Icahn blasted the board as being "reckless" in its pursuit of its "brazen self interest' in a statement issued to shareholders.
"This inexplicable turn of events occurred for one reason only: the Xerox Board recklessly refused to follow through with the leadership and governance changes we agreed to, demanding unprecedented additional approvals for their own personal self-interest," Icahn said.
"An expansive release from us and the Company was not enough. Fully insured, robust indemnification rights were not enough. The Xerox Board declined to take the actions they unanimously approved as in the best interest of Xerox shareholders unless they obtained additional unprecedented protections from the court, which all parties (and the judge!) agree are not required under applicable law. The brazen self-interest of the Xerox Board defies description."
Xerox agreed in late January to cede a 50.1 percent ownership stake in the company to Fujifilm in exchange for a US$2.5 billion special cash dividend to Xerox shareholders and a 49.9 percent in the combined company. But a New York judge Friday granted an injunction against the merger, ruling that
Xerox and Fuji had not disclosed some important parts of their decades-old joint venture to the public.
Specifically, the judge said a "lock-up" provision wasn't disclosed that "restricted Xerox from selling more than 30 percent of its equity to a competitor of Fuji without suffering significant economic dislocations."
Earlier this week, the deal was met with some relief by channel partners as many were grateful that the turmoil among the company's shareholders appeared to be over. At the same time, there was apprehension among partners with regard to whether Icahn would be the strong channel advocate that Jacobson had been.
One Xerox partner went as far as to issue talking points to his sales reps in the wake of the earlier upheaval to assure jittery Xerox customers that the worst was behind them.
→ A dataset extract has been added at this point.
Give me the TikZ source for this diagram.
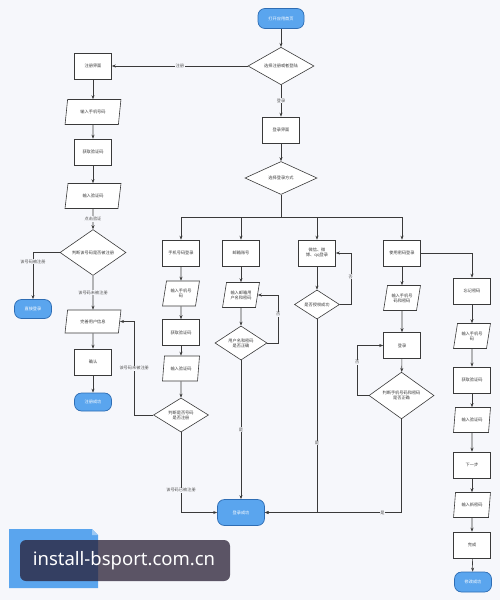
\documentclass[tikz,border=0pt]{standalone}
\usepackage{fontspec}
\setmainfont{Noto Sans CJK SC}
\newfontfamily\wmfont{Noto Sans}
\usetikzlibrary{shapes.geometric,arrows.meta}
\definecolor{bg}{HTML}{F6F7FB}
\definecolor{ln}{HTML}{3A3A3A}
\definecolor{tblue}{HTML}{5AA5EE}
\definecolor{tborder}{HTML}{2E6DB4}
\definecolor{lbltext}{HTML}{555555}
\definecolor{wmdark}{RGB}{40,30,52}
\tikzset{
 base/.style={font=\fontsize{4.2}{5}\selectfont, align=center, inner sep=0pt, text=ln},
 proc/.style={base, draw=ln, line width=0.6pt, fill=white, minimum width=37pt, minimum height=26pt},
 io/.style={base, draw=ln, line width=0.6pt, fill=white, trapezium, trapezium left angle=72, trapezium right angle=108, trapezium stretches=true, minimum width=37pt, minimum height=25pt},
 dec/.style={base, draw=ln, line width=0.6pt, fill=white, diamond},
 term/.style={base, draw=tborder, line width=0.7pt, fill=tblue, rounded corners=7pt, text=white, minimum width=37pt, minimum height=19pt},
 arr/.style={draw=ln, line width=0.6pt, -{Stealth[length=4pt,width=3pt]}},
 conn/.style={draw=ln, line width=0.6pt},
 lbl/.style={base, fill=bg, inner sep=0.6pt, text=lbltext},
}
\begin{document}
\begin{tikzpicture}[x=1pt,y=-1pt]
\useasboundingbox (0,0) rectangle (500,600);
\fill[bg] (0,0) rectangle (500,600);

% top
\node[term, minimum width=46pt, minimum height=20pt] (start) at (281,18.5) {打开应用首页};
\node[dec, minimum width=66pt, minimum height=36pt] (d1) at (281,66) {选择注册或者登陆};

% register column
\node[proc] (reg) at (93,66) {注册界面};
\node[io, minimum width=56pt] (r2) at (93,112) {输入手机号码};
\node[proc] (r3) at (93,152) {获取验证码};
\node[io, minimum width=56pt] (r4) at (93,196) {输入验证码};
\node[dec, minimum width=66pt, minimum height=29pt] (d2) at (93,252.5) {判断该号码是否被注册};
\node[term] (t1) at (33,309) {直接登录};
\node[io, minimum width=56pt, minimum height=23pt] (r5) at (93,321.5) {完善用户信息};
\node[proc] (r6) at (93,362) {确认};
\node[term, minimum height=18pt] (t2) at (93,402) {注册成功};

% login
\node[proc] (li) at (281,130) {登录界面};
\node[dec, minimum width=72pt, minimum height=33pt] (d4) at (281,178) {选择登录方式};
\coordinate (bm) at (281,217);
\coordinate (b1) at (181,217);
\coordinate (b2) at (241,217);
\coordinate (b3) at (317,217);
\coordinate (b4) at (402,217);

% phone column
\node[proc] (m1) at (181,253) {手机号码登录};
\node[io] (m2) at (181,293.5) {输入手机号\\码};
\node[proc] (m3) at (181,332.5) {获取验证码};
\node[io] (m4) at (181,368.5) {输入验证码};
\node[dec, minimum width=55pt, minimum height=32pt] (d5) at (181,415) {判断是否号码\\是否注册};

% mail column
\node[proc] (e1) at (241,253) {邮箱账号};
\node[io] (e2) at (241,295) {输入邮箱用\\户名和密码};
\node[dec, minimum width=52pt, minimum height=32pt] (d6) at (241,343) {用户名和密码\\是否正确};
\node[term, minimum width=47pt, minimum height=26pt] (ok) at (241,512.5) {登录成功};

% social column
\node[proc] (w1) at (317,253) {微信、微\\博、qq登录};
\node[dec, minimum width=45pt, minimum height=27pt] (d7) at (317,304.5) {是否授权成功};

% password column
\node[proc] (pw1) at (402,253) {使用密码登录};
\node[io] (pw2) at (402,298) {输入手机号\\码和密码};
\node[proc] (pw3) at (402,345.5) {登录};
\node[dec, minimum width=65pt, minimum height=39pt] (d8) at (401.5,395.5) {判断手机号码和密码\\是否正确};

% forget column
\node[proc] (f1) at (472,291) {忘记密码};
\node[io] (f2) at (472,336) {输入手机号\\码};
\node[proc] (f3) at (472,380) {获取验证码};
\node[io] (f4) at (472,420) {输入验证码};
\node[proc] (f5) at (472,465) {下一步};
\node[io] (f6) at (472,505) {输入新密码};
\node[proc] (f7) at (472,545) {完成};
\node[term, minimum width=37pt, minimum height=20pt] (t3) at (473,582) {修改成功};

% connectors top
\draw[arr] (start) -- (d1);
\draw[arr] (d1.west) -- node[lbl]{注册} (reg.east);
\draw[arr] (d1.south) -- node[lbl]{登录} (li.north);

% register connectors
\draw[arr] (reg) -- (r2);
\draw[arr] (r2) -- (r3);
\draw[arr] (r3) -- (r4);
\draw[arr] (r4) -- node[lbl]{点击验证} (d2);
\draw[arr] (d2.west) -| node[lbl, pos=0.6]{该号码被注册} (t1.north);
\draw[arr] (d2.south) -- node[lbl]{该号码未被注册} (r5.north);
\draw[arr] (r5) -- (r6);
\draw[arr] (r6) -- (t2);

% login connectors
\draw[arr] (li) -- (d4);
\draw[conn] (d4.south) -- (bm);
\draw[conn] (b1) -- (b4);
\draw[arr] (b1) -- (m1.north);
\draw[arr] (b2) -- (e1.north);
\draw[arr] (b3) -- (w1.north);
\draw[arr] (b4) -- (pw1.north);

% phone
\draw[arr] (m1) -- (m2);
\draw[arr] (m2) -- (m3);
\draw[arr] (m3) -- (m4);
\draw[arr] (m4) -- (d5);
\draw[arr] (d5.west) -- ++(-19,0) |- node[lbl, pos=0.25]{该号码未被注册} (r5.east);
\draw[arr] (d5.south) |- node[lbl, pos=0.36]{该号码已被注册} (ok.west);

% mail
\draw[arr] (e1) -- (e2);
\draw[arr] (e2) -- (d6);
\draw[arr] (d6.east) -- ++(11,0) |- node[lbl, pos=0.3]{否} (e2.east);
\draw[arr] (d6.south) -- node[lbl]{是} (ok.north);

% social
\draw[arr] (w1) -- (d7);
\draw[arr] (d7.east) -- ++(11,0) |- node[lbl, pos=0.27]{否} (w1.east);
\draw[arr] (d7.south) |- node[lbl, pos=0.32]{是} (ok.east);

% password
\draw[arr] (pw1) -- (pw2);
\draw[arr] (pw2) -- (pw3);
\draw[arr] (pw3) -- (d8);
\draw[arr] (d8.west) -- ++(-11.5,0) |- node[lbl, pos=0.33]{否} (pw3.west);
\draw[arr] (d8.south) |- node[lbl, pos=0.57]{是} (ok.east);
\draw[arr] (pw1.east) -| (f1.north);

% forget
\draw[arr] (f1) -- (f2);
\draw[arr] (f2) -- (f3);
\draw[arr] (f3) -- (f4);
\draw[arr] (f4) -- (f5);
\draw[arr] (f5) -- (f6);
\draw[arr] (f6) -- (f7);
\draw[arr] (f7) -- (t3);

% note box bottom-left
\fill[tblue] (9,529) -- (92,529) -- (98,535) -- (98,588) -- (9,588) -- cycle;
\fill[tblue!60!white] (92,529) -- (92,535) -- (98,535) -- cycle;

% overlay
\fill[wmdark, fill opacity=0.75, rounded corners=6pt] (20,540) rectangle (230,581);
\node[font=\wmfont\fontsize{18.5}{22}\selectfont, text=white, inner sep=0pt] (wm) at (124,561) {install-bsport.com.cn};
\end{tikzpicture}
\end{document}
Some feared the highly public fight among activist shareholders would cause customers to abandon the company's products for its rivals.
In a statement issued late last night the board recognised that this latest move would only add to the turmoil.
"Xerox and its board of directors recognise the uncertainty caused by the developments of the past several days among the company’s investors and other stakeholders," the company said. "The Xerox Board and management team remain focused on driving continued improvement in financial and operational performance, and will consider all options to create value for the company and its shareholders."